I interpret the SASS code as:

if(isnan(0.0)) // 0.0 > or unordered with +Inf
  return longlong_as_double(0x0008000000000000); // 2^-1023
else
  return INFINITY;

It seems constant propagation is doing a good job, but is struggling with the unordered comparison with infinity (isnan idiom?). Looks like an example of what you call an “impedance mismatch” in the tool chain.

Any idea about where the 0x0008000000000000 (2^-1023) immediate comes from? Some expression in which NaN was replaced by 0?

I sure noticed how aggressive CUDA 7.5 applies constant propagation on the double-precision reciprocal code.

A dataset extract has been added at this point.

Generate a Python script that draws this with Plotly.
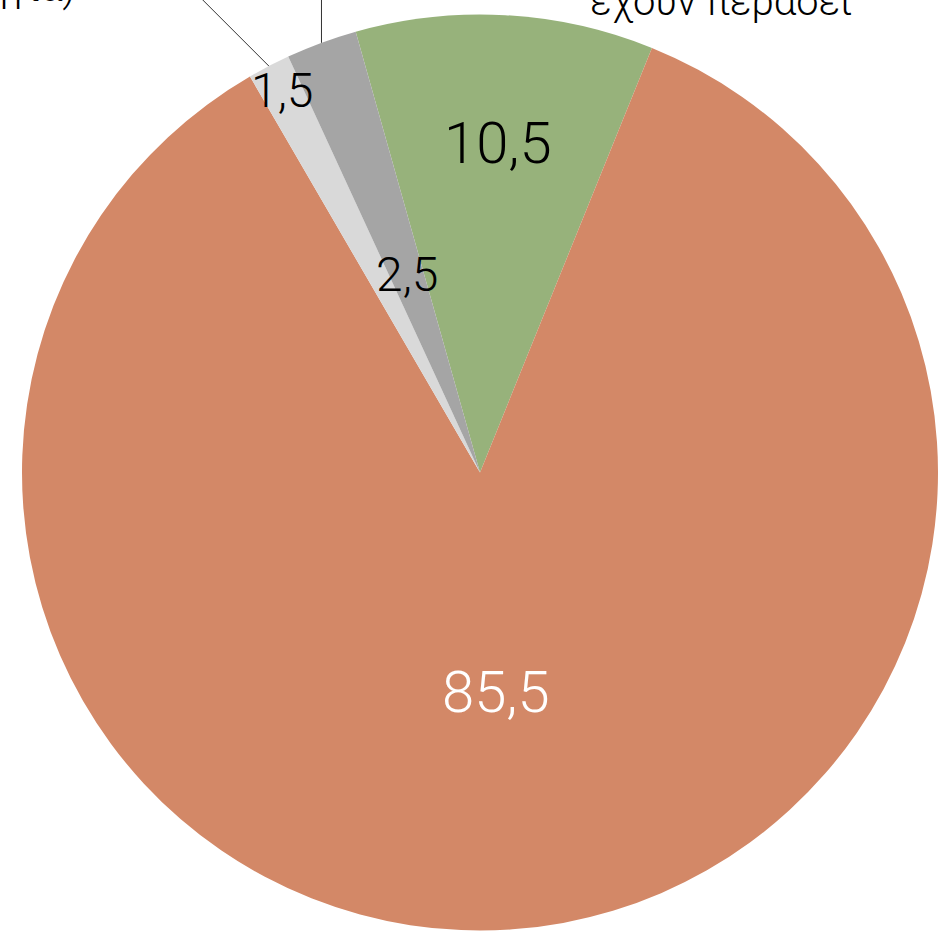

While divisions and reciprocals are represented as instructions at the PTX level, these are really just macros expanding into emulation sequences, so the optimization stages of PTXAS can only optimize the resulting sequence of individual machine instructions, they have no concept of a double-precision reciprocal.

I was wondering about the 0x0008000000000000 literal constant as well and could not come up with an explanation after some thought. But since that value is “unreachable” it is an X (don’t care) operand and could be anything.

I was just flabbergasted that apparently NVVM recognizes the infinity resulting from the overflow in the multiply, but instead of transforming it into a simple constant turns it into the computation 1.0 / 0.0. While the transformation is valid numerically, it just makes no sense to me. It would have even been better to retain the original multiply as coded.

I suspect that NVVM inherited this transformation from LLVM. I had previous experiences of LLVM applying some transformation just because it can, not because it made any sense or provided any advanatage (and in fact making code slower on the majority of processors). Just a hypothesis, though.